4. Personal and Professional Skills

“It’s not what happens to people that makes a difference, it’s what happens in them.”

 

My 3 Takeaways from the chapter on Mentoring:

1. Some of you reading this may have never had someone who took the time to mentor you. I would challenge you, if this is true for you, to find someone who you respect and who is willing to take the time to invest in you and pursue that mentoring relationship.

2. The potential to positively and richly impact another person’s life through mentoring requires both intentionality and energy, but the return on the investment in someone’s life through this mentoring process has eternal potential.
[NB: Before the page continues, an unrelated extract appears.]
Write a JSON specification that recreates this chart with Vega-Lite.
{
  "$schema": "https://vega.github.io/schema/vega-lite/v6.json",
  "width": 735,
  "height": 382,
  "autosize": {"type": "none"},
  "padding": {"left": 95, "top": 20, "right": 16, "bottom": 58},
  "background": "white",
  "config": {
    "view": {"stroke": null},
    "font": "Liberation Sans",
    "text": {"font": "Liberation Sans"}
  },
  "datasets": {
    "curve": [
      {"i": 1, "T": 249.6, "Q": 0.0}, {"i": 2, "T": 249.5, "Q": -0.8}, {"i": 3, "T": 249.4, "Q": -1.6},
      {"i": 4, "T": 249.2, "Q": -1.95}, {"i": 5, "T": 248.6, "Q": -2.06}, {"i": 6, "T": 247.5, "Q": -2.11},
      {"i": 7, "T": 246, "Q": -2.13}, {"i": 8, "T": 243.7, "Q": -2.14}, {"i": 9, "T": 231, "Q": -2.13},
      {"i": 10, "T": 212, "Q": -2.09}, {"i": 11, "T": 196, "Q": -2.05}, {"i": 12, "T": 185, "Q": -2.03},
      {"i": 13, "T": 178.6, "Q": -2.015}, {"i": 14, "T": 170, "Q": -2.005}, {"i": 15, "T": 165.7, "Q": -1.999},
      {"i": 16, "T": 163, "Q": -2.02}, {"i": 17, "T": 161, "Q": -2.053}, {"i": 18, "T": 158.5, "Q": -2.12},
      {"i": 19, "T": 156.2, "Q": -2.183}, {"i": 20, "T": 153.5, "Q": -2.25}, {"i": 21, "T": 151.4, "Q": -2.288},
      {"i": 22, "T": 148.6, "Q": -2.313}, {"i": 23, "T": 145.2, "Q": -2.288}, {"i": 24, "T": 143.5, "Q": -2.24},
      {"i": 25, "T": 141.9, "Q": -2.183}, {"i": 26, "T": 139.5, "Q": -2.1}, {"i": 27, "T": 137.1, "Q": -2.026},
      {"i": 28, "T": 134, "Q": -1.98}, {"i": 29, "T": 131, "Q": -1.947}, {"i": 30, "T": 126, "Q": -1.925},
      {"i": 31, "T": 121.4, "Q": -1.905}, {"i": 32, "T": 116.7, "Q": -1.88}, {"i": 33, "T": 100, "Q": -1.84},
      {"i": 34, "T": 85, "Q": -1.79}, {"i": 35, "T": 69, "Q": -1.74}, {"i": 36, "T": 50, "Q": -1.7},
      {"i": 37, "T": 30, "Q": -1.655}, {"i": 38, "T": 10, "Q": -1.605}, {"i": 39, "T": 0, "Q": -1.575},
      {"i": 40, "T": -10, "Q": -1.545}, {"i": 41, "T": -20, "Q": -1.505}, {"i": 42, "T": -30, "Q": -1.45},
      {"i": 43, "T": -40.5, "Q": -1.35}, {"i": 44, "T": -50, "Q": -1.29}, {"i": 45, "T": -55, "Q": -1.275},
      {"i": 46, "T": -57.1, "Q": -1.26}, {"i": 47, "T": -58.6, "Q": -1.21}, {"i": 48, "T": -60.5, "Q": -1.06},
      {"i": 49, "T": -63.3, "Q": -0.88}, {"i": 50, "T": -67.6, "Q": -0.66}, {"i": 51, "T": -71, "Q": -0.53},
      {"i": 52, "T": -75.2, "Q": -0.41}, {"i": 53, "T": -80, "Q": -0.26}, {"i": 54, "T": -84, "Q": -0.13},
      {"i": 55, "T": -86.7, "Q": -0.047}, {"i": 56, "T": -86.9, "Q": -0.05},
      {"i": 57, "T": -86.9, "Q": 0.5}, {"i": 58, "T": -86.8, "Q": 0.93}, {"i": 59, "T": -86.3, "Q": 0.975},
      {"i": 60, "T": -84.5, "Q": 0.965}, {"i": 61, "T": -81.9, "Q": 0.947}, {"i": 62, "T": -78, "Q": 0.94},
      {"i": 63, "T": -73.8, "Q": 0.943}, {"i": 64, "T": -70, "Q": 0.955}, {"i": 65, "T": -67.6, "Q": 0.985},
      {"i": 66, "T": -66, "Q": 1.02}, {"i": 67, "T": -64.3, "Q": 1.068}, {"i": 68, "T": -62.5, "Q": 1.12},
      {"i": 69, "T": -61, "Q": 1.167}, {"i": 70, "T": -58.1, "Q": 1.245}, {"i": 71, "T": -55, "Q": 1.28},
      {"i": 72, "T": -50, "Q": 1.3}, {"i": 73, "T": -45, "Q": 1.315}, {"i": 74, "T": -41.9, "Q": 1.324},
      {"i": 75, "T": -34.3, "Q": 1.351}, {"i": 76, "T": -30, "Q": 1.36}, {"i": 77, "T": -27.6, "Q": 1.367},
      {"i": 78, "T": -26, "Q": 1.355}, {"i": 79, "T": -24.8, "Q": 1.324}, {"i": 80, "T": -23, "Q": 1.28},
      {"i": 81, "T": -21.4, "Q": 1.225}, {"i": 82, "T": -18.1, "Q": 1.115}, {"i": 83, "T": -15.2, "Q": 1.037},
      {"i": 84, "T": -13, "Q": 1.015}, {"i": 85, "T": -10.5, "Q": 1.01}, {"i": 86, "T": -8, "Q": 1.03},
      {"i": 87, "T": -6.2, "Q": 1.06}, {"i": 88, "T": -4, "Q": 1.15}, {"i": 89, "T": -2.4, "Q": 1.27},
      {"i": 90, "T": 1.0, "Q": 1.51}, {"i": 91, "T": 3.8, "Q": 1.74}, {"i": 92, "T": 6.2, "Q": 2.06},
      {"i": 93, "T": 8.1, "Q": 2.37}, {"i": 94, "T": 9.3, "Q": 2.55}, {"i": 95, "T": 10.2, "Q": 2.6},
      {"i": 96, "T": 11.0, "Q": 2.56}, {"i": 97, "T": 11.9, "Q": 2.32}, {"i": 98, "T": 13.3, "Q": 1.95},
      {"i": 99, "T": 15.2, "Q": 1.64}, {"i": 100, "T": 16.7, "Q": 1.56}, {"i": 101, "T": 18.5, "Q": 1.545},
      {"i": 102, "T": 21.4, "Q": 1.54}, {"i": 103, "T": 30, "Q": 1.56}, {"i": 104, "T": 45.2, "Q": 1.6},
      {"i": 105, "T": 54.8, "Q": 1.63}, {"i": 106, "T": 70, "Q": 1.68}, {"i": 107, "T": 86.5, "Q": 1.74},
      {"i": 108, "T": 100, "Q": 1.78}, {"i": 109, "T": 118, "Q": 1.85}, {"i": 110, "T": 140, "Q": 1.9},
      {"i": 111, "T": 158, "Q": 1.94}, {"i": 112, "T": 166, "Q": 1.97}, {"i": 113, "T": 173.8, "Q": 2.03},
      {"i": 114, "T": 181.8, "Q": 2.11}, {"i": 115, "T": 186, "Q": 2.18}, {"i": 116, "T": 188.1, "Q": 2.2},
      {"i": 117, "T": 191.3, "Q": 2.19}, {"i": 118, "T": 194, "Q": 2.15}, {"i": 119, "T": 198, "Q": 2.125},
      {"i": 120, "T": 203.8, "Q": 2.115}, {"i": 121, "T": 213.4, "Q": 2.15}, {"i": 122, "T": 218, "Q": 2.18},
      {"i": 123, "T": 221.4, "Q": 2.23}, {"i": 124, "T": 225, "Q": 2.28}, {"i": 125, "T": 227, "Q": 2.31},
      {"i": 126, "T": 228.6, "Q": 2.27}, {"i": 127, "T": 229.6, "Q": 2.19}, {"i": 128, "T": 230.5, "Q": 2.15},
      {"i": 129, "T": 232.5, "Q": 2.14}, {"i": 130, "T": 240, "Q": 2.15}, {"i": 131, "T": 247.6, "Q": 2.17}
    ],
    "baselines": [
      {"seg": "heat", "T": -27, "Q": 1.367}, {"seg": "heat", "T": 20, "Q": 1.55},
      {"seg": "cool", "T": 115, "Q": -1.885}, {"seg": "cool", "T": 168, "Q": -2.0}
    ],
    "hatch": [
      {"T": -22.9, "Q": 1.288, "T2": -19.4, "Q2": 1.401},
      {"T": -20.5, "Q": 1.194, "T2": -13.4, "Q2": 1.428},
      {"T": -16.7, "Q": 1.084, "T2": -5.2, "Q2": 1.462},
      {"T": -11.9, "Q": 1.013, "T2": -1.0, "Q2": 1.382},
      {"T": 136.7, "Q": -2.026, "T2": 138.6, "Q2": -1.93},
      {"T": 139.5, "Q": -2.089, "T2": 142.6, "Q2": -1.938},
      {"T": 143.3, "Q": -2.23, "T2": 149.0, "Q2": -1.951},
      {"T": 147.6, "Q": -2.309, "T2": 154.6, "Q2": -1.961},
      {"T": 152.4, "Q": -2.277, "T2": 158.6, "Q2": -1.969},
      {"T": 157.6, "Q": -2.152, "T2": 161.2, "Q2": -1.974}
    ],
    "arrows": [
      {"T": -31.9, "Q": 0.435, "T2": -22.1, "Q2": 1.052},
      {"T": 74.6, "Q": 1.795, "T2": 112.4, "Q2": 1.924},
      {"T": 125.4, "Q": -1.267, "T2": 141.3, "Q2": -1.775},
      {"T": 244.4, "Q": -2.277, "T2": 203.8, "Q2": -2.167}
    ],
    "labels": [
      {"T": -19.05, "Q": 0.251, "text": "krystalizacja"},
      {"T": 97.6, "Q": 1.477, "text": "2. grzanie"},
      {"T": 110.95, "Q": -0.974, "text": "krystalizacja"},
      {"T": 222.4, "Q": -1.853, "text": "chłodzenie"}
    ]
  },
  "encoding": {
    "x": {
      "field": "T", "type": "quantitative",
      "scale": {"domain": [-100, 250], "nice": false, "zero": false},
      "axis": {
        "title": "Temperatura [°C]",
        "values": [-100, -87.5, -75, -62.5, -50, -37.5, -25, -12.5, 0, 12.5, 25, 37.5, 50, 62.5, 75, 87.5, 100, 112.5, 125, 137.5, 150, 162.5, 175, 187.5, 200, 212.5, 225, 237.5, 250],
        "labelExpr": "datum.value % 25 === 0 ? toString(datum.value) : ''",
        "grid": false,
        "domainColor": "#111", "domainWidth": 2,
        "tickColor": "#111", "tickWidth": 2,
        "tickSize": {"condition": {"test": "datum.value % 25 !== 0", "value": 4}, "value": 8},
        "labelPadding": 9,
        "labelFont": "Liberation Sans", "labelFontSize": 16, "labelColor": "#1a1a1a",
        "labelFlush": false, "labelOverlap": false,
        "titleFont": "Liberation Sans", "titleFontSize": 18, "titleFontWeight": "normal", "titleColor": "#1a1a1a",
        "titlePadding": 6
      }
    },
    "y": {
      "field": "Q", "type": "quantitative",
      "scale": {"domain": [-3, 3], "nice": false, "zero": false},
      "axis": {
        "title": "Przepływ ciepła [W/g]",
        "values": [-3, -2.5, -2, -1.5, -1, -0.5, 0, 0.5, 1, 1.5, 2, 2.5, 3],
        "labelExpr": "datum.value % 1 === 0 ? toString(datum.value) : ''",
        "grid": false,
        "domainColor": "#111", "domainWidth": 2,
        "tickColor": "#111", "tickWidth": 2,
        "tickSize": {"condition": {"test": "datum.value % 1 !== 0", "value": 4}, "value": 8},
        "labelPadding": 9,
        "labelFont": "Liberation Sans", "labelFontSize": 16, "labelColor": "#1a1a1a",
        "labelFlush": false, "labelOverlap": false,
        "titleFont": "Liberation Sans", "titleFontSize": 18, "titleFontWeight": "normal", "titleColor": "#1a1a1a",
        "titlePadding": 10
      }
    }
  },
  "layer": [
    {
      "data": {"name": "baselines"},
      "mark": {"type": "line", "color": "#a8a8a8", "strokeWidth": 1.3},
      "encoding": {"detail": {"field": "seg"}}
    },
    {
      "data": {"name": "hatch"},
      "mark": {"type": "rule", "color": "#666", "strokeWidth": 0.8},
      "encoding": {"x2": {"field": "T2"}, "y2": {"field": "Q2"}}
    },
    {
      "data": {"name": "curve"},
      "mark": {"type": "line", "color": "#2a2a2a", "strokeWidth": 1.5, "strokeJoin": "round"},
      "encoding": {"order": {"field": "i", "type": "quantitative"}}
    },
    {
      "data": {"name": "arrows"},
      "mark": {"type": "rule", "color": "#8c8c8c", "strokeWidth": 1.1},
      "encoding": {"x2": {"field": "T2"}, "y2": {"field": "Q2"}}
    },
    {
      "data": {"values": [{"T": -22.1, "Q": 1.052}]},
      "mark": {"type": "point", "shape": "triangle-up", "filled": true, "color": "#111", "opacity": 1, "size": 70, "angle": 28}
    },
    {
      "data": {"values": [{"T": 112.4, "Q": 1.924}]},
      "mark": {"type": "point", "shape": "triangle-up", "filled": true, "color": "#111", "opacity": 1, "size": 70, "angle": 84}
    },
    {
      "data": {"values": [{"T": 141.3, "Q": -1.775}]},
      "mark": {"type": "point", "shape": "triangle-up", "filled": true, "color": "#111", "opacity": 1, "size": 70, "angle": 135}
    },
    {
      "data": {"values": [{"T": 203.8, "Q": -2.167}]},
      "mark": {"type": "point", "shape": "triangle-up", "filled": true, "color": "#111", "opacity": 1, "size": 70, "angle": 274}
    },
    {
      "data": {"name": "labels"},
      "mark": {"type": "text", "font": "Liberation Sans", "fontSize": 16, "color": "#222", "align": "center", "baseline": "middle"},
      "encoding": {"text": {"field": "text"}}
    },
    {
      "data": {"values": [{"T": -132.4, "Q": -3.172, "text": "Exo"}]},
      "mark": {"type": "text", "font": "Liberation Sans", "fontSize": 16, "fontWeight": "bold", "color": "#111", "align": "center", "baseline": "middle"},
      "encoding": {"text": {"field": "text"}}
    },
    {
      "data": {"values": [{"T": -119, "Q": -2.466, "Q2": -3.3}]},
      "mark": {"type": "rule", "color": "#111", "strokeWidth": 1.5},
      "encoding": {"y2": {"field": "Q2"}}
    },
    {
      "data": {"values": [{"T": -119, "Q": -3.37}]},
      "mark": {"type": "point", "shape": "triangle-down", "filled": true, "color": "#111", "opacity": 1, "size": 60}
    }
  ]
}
3. While reading this chapter this week, I had a few of our team members ask if I would pray for their children who are working and living out-of-state. I was reminded that there are probably mothers and fathers, families and loved-ones who are praying every night for someone to mentor and believe in the very people that you and I work with every day. You have the opportunity to be an answer to someone’s prayer by investing in and mentoring those that you may feel called to do so. I thought it was a pretty powerful thought and wanted to close on that.

As you nurture people, show your faith in them, listen to their hopes and fears, and demonstrate your understanding of them, you build a strong relational connection and give them incentive to succeed – and to be influenced by you. But if you want people to be able to really grow, improve, and succeed, you have to take the next step with them. You have to become a mentor to them.